Menteng: Jejak Sejarah Kawasan Elit Jakarta dan Hunian Para Pejabat
Menteng, sebuah kawasan yang identik dengan kemewahan dan prestise di jantung Jakarta, menyimpan sejarah panjang sebagai hunian para pejabat sejak era kolonial Belanda. Kawasan ini bukan sekadar area perumahan, melainkan cerminan dari perubahan sosial, politik, dan ekonomi yang membentuk wajah Jakarta modern.
Sejarah Menteng berawal dari keputusan pemerintah kolonial Belanda untuk memindahkan pusat pemerintahan dari Batavia (Kota Tua) ke Weltevreden (Lapangan Banteng). Perpindahan ini memicu kebutuhan akan perumahan yang lebih dekat dengan pusat pemerintahan bagi para pejabat kolonial. Menteng kemudian dipilih dan dirancang sebagai kawasan hunian eksklusif yang indah dan nyaman.

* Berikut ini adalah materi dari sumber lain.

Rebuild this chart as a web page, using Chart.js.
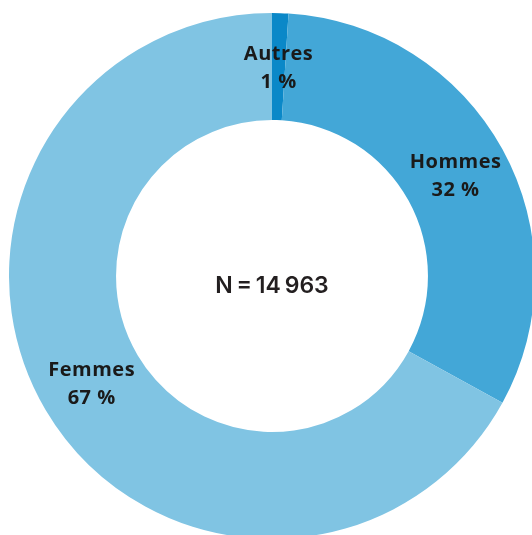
<!DOCTYPE html>
<html>
<head>
<meta charset="utf-8">
<script src="https://cdn.jsdelivr.net/npm/chart.js@4/dist/chart.umd.min.js"></script>
<style>
  html, body { margin: 0; padding: 0; background: #fff; overflow: hidden; width: 532px; height: 535px; }
  #wrap { position: absolute; left: 9px; top: 13px; width: 526px; height: 526px; }
</style>
</head>
<body>
<div id="wrap"><canvas id="chart" width="526" height="526"></canvas></div>
<script>
const categories = ["Autres", "Hommes", "Femmes"];
const shares = [1, 32, 67];
const pctLabels = ["1 %", "32 %", "67 %"];
const colors = ["#0a88c8", "#43a7d7", "#80c4e3"];
const centerText = "N\u202F=\u202F14\u202F963";

// draws the two-line labels on each arc and the N in the hole
const labelsPlugin = {
  id: "labels",
  afterDatasetsDraw(chart) {
    const ctx = chart.ctx;
    const meta = chart.getDatasetMeta(0);
    ctx.save();
    ctx.fillStyle = "#1a1a1a";
    ctx.textAlign = "center";
    ctx.textBaseline = "alphabetic";
    ctx.font = "bold 20px 'Open Sans'";
    ctx.letterSpacing = "0.5px";
    meta.data.forEach((arc, i) => {
      const p = arc.tooltipPosition();
      ctx.fillText(categories[i], p.x, p.y - 7);
      ctx.fillText(pctLabels[i], p.x, p.y + 21);
    });
    const c = meta.data[0];
    ctx.fillStyle = "#231f20";
    ctx.letterSpacing = "0px";
    ctx.font = "600 23px Inter";
    ctx.fillText(centerText, c.x, c.y + 17);
    ctx.restore();
  }
};

new Chart(document.getElementById("chart"), {
  type: "doughnut",
  data: {
    labels: categories,
    datasets: [{
      data: shares,
      backgroundColor: colors,
      borderWidth: 0
    }]
  },
  options: {
    responsive: false,
    animation: false,
    devicePixelRatio: 1,
    cutout: "59.3%",
    layout: { padding: 0 },
    plugins: {
      legend: { display: false },
      tooltip: { enabled: false }
    }
  },
  plugins: [labelsPlugin]
});
</script>
</body>
</html>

Sejarawan Asep Kambali menjelaskan bahwa pembangunan Menteng ditujukan khusus untuk memenuhi kebutuhan tempat tinggal para pejabat Belanda. Kawasan ini dirancang dengan standar tinggi, menjadikannya area elit yang didambakan. Pemerintah Hindia Belanda menunjuk NV de Bouwploeg, sebuah perusahaan pengembang real estat, untuk merealisasikan proyek ambisius ini. Perusahaan tersebut membeli lahan-lahan partikelir di Menteng dan Gondangdia untuk memulai pembangunan.
Komisi Pengawasan Pengurusan Tanah Menteng dibentuk untuk merencanakan dan membangun Nieuw Gondangdia, yang kini dikenal sebagai Menteng. Arsitek PAJ Moojen, yang juga pendiri NV De Bouwploeg, mengajukan rancangan kota hunian Menteng pada tahun 1910. Rancangan tersebut disetujui pada tahun 1912, menandai dimulainya era baru bagi Menteng.

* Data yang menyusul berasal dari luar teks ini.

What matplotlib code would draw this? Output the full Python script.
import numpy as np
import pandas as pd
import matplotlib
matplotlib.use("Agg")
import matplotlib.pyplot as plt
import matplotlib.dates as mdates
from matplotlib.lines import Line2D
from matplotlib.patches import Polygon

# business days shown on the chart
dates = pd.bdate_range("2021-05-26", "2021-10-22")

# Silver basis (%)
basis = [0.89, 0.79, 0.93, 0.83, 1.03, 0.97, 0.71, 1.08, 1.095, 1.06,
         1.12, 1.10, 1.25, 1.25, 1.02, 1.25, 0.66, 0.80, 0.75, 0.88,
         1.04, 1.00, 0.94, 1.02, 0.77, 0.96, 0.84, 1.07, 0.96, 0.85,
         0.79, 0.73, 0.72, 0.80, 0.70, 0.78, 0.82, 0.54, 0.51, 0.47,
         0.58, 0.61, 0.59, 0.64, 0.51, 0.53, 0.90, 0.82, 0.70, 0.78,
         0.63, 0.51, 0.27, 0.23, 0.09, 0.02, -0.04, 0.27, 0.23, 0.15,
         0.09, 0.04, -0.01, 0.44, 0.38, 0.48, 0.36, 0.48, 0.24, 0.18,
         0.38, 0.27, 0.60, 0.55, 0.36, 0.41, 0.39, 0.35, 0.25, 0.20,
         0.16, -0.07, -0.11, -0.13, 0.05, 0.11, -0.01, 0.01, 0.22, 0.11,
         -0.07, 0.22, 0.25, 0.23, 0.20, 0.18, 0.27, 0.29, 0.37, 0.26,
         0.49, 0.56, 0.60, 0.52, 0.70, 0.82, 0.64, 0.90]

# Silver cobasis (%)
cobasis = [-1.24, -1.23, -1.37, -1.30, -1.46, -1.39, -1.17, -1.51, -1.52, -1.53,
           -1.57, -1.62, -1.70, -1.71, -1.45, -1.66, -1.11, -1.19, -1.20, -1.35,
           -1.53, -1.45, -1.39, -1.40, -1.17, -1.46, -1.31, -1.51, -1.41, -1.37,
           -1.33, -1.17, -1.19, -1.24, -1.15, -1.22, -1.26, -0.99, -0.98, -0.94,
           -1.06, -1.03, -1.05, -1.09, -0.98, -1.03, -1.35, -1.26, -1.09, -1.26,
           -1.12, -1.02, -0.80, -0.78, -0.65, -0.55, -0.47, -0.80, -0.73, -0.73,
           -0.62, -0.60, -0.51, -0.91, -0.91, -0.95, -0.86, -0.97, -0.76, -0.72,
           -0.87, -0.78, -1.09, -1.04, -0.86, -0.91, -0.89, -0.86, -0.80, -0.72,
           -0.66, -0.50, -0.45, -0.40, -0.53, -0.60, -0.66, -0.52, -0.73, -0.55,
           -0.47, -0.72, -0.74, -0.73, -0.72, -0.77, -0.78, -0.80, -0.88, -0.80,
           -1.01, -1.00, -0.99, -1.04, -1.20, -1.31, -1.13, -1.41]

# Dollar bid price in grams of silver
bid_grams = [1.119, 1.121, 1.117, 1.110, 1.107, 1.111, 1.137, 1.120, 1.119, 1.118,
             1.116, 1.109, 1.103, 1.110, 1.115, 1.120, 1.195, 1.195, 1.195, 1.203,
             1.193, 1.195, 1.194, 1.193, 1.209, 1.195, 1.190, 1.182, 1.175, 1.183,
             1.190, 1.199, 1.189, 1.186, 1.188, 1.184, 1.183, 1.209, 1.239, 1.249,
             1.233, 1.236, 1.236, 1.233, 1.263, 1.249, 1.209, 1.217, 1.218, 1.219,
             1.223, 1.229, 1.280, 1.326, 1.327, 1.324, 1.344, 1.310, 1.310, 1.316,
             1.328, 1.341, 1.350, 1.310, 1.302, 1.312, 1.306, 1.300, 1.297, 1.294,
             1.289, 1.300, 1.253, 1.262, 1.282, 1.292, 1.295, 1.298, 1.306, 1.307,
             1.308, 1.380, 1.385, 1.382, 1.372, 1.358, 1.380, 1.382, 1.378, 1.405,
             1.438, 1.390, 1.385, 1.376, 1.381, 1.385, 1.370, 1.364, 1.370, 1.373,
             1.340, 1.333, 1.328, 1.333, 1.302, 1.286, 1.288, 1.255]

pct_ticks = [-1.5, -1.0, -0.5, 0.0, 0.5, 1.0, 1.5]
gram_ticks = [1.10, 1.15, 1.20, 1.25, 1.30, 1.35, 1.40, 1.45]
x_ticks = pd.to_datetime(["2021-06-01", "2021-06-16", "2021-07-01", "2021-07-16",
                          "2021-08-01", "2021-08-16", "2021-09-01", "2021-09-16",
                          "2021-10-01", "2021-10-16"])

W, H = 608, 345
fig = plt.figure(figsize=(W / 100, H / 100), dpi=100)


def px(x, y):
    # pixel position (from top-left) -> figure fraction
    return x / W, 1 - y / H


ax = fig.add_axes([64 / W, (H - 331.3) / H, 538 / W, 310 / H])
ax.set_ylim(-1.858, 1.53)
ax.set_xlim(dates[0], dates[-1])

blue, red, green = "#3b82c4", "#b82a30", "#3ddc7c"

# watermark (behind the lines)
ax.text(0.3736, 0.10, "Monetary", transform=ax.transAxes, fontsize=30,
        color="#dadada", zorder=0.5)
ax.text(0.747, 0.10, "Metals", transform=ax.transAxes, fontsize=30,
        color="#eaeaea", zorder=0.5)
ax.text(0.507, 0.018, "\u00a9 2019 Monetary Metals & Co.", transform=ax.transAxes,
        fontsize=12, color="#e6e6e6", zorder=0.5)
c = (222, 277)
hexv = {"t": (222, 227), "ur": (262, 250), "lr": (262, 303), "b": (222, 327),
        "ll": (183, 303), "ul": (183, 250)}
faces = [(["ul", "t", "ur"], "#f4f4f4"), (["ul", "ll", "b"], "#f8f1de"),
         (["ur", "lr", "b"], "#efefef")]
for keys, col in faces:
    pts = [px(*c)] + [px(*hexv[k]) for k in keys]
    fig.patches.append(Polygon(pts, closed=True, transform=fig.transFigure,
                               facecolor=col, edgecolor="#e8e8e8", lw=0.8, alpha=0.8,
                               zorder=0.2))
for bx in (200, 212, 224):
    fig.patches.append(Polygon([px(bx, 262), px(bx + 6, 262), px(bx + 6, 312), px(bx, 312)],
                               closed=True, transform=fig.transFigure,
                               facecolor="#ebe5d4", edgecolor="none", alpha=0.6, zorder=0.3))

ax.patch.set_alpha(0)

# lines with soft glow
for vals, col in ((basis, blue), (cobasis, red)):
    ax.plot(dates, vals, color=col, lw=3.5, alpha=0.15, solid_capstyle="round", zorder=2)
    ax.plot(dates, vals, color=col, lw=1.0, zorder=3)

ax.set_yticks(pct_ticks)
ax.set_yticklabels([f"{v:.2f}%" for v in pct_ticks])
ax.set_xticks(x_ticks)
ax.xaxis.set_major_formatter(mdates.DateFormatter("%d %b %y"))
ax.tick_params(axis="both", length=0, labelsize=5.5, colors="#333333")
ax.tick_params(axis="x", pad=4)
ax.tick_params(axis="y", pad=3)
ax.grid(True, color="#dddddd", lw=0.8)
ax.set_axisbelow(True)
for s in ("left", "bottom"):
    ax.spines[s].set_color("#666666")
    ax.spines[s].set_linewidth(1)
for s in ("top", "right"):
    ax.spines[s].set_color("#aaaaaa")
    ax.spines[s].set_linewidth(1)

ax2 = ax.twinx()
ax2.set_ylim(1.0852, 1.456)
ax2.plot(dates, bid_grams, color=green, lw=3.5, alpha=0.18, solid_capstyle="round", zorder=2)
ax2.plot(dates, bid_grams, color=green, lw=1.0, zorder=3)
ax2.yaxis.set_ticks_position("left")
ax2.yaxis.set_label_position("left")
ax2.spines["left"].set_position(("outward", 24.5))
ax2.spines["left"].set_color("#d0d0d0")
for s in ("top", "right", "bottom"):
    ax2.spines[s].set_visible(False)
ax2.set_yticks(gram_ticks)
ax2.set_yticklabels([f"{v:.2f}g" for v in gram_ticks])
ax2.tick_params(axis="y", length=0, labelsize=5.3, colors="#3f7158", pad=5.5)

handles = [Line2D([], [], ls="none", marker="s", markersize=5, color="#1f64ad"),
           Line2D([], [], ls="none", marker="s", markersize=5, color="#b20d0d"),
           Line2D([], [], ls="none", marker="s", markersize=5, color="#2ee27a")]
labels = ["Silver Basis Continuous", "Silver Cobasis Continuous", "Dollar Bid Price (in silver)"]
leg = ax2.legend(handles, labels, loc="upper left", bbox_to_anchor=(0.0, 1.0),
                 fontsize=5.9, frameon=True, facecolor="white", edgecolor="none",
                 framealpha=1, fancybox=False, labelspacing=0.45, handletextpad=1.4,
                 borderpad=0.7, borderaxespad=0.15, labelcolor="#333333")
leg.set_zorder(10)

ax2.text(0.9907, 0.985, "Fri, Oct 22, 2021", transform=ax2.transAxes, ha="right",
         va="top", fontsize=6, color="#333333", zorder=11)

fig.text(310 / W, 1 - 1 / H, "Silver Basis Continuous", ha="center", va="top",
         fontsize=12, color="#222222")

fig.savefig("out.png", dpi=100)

Namun, seiring berjalannya waktu, rancangan Moojen dianggap kurang praktis. Pemerintah kolonial Belanda kemudian menugaskan FJ Kubatz untuk menyempurnakan rancangan tersebut, memastikan Menteng menjadi kawasan hunian yang ideal bagi para pejabat dan keluarga mereka.
Saat ini, Menteng tidak hanya menjadi tempat tinggal para menteri dan pejabat tinggi negara. Kawasan ini juga menjadi lokasi rumah dinas Gubernur DKI Jakarta, Panglima TNI, dan duta besar dari berbagai negara sahabat, seperti Amerika Serikat, Mesir, dan India. Hal ini semakin mengukuhkan status Menteng sebagai kawasan penting dalam peta politik dan sosial Jakarta.
Sempat mengalami perlambatan pembangunan pada masa pendudukan Jepang hingga tahun 1949, Menteng kembali menggeliat setelah tahun 1950. Pembangunan rumah-rumah besar kembali marak, melanjutkan tradisi Menteng sebagai kawasan hunian mewah.
Pada era 1960-an, Menteng masih dikenal sebagai kawasan permukiman yang tenang dan asri. Namun, perubahan mulai terasa pada awal 1970-an dengan meningkatnya volume lalu lintas. Akibatnya, banyak penduduk Menteng yang memilih pindah ke daerah lain, sementara bisnis mulai merambah kawasan ini. Perubahan ini secara bertahap mengubah karakter Menteng.
Bangunan-bangunan lama mulai digantikan dengan desain yang lebih modern, terkadang tidak selaras dengan gaya arsitektur awal Menteng. Meskipun demikian, Menteng tetap menjadi kawasan elit dengan harga tanah yang termasuk paling tinggi di Jakarta. Associate Director Research & Consultancy Department PT Leads Property Services Indonesia, Martin Samuel Hutapea, menjelaskan bahwa eksklusivitas Menteng telah terbangun sejak awal, menarik minat para pebisnis dan pejabat.
- Daya tarik Menteng:
- Lokasi Strategis
- Desain Arsitektur Unik
- Akses Mudah
Warisan sejarah dan perkembangan Menteng mencerminkan dinamika Jakarta sebagai kota metropolitan yang terus berubah. Meskipun mengalami modernisasi, Menteng tetap mempertahankan pesona dan eksklusivitasnya sebagai kawasan hunian para tokoh penting dan pusat kegiatan bisnis di Jakarta.